▸ Records provided
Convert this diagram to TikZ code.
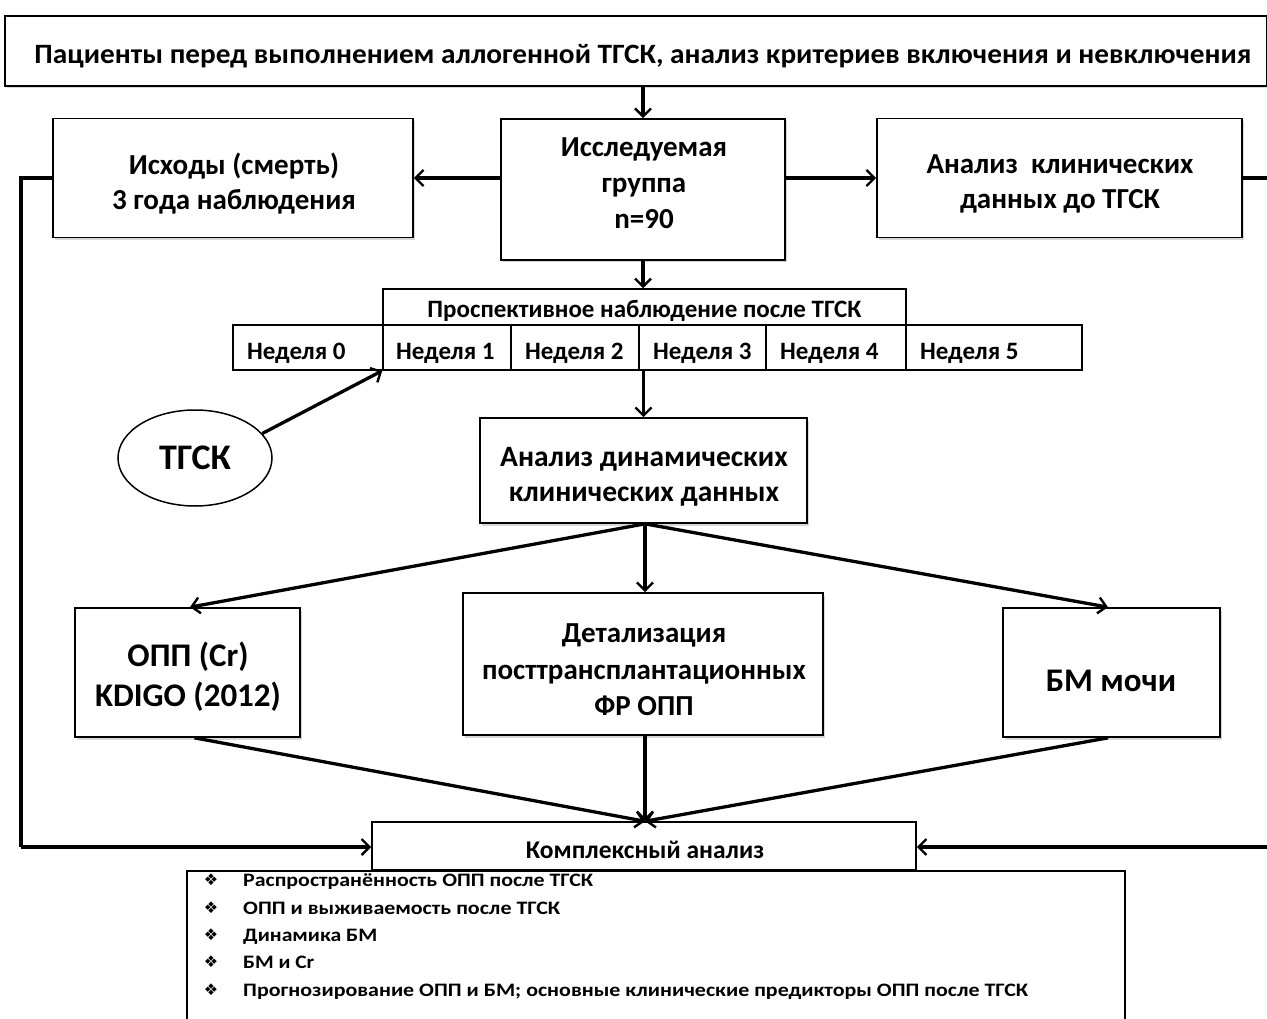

...

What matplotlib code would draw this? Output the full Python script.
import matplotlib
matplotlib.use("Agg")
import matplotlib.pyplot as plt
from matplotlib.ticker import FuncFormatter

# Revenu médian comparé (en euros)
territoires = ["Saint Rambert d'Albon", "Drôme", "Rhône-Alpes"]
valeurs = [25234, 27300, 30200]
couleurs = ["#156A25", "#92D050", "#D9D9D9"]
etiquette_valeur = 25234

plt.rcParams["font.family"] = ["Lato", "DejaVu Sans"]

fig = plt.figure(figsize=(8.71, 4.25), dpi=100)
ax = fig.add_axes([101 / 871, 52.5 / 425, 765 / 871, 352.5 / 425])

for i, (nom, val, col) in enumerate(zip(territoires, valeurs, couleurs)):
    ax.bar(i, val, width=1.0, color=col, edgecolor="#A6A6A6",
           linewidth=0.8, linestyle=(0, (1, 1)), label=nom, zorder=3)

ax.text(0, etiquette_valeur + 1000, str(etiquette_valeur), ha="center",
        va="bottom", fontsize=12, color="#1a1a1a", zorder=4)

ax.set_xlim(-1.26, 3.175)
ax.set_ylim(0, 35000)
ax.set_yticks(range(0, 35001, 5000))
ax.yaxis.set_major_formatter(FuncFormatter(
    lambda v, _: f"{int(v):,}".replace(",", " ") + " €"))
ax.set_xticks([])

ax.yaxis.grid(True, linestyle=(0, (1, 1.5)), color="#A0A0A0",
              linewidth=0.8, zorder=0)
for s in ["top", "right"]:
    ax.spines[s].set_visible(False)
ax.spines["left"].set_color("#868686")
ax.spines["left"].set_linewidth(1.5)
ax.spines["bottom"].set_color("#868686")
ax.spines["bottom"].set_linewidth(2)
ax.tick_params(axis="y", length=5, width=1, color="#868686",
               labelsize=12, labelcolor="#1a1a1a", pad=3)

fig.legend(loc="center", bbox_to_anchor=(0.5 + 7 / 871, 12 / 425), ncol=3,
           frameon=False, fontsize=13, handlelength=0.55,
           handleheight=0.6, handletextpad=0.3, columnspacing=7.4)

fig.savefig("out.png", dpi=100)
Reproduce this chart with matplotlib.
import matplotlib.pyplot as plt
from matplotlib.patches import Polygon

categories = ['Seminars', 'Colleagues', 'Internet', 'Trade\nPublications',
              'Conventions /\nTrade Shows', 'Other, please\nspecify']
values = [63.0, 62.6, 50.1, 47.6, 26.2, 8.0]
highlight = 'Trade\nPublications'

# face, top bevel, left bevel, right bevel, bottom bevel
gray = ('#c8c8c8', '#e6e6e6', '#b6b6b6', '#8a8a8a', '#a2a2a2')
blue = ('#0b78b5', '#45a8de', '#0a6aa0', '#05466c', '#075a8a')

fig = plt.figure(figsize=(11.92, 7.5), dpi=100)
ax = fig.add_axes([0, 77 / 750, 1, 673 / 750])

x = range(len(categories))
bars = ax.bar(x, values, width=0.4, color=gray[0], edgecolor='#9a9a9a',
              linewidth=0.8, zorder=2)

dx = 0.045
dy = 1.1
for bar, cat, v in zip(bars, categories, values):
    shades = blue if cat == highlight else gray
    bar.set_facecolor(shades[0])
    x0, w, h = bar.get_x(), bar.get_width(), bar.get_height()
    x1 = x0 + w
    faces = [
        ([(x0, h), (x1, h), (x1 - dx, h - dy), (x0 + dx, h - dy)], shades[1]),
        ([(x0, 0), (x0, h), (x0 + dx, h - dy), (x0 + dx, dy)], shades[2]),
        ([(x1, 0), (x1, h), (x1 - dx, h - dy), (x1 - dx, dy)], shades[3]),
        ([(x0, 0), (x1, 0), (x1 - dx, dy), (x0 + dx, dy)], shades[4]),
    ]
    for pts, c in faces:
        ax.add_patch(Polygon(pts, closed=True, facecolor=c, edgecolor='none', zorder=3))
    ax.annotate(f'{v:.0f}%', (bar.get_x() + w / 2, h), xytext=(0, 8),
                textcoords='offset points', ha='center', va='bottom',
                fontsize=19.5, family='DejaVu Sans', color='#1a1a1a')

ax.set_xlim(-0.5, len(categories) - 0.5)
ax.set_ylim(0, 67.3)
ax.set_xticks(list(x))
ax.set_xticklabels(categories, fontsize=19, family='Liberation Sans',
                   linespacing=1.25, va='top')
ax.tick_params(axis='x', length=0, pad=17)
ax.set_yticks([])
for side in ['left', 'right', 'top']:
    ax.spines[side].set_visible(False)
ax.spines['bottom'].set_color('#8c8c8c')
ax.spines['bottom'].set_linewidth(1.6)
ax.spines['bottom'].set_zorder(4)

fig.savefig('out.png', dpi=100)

* * *

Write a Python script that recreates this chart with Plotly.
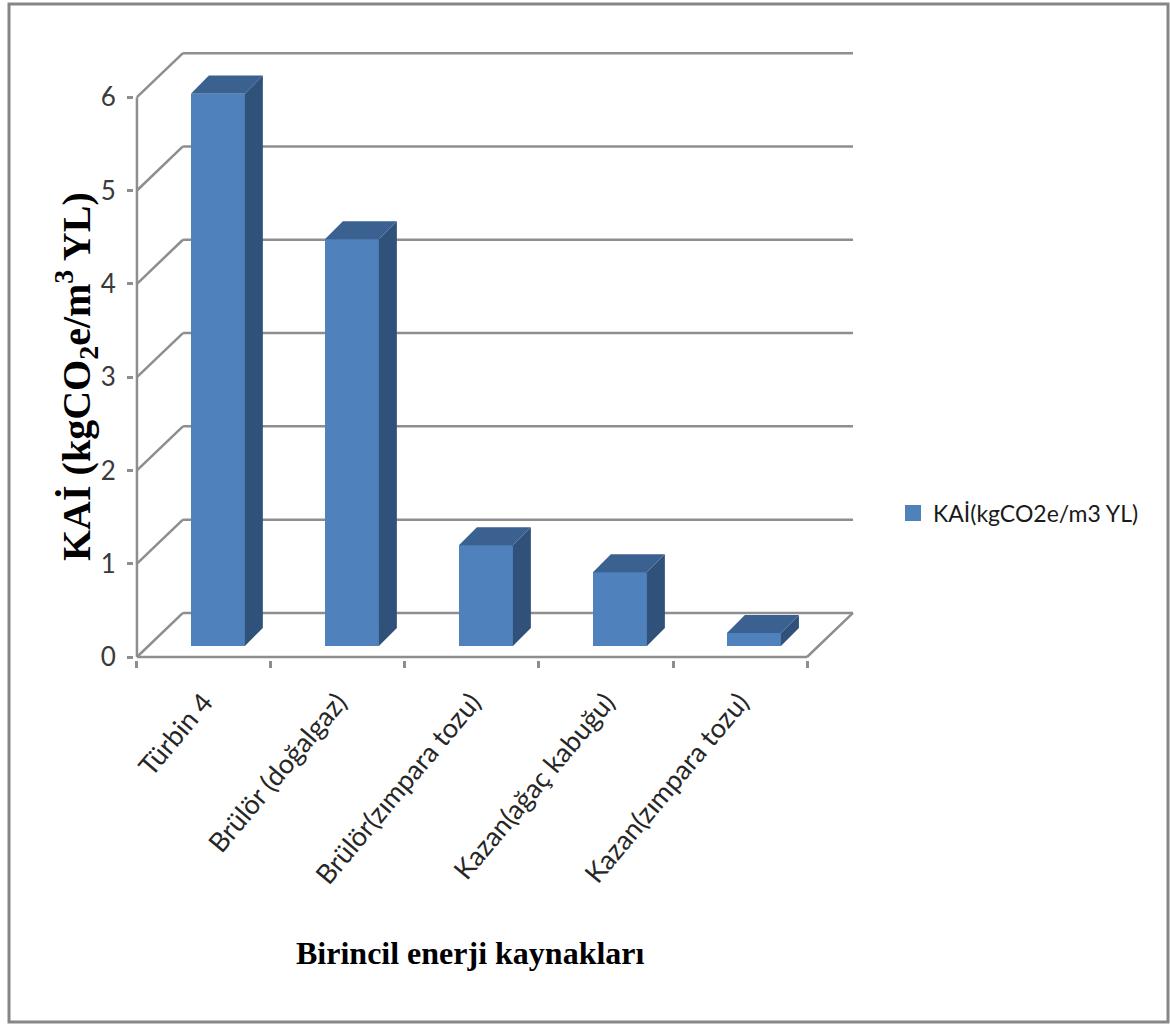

▸ Your goal
In the entries above, count every line containing the word "Python". Write only the total.

▸ Right answer
2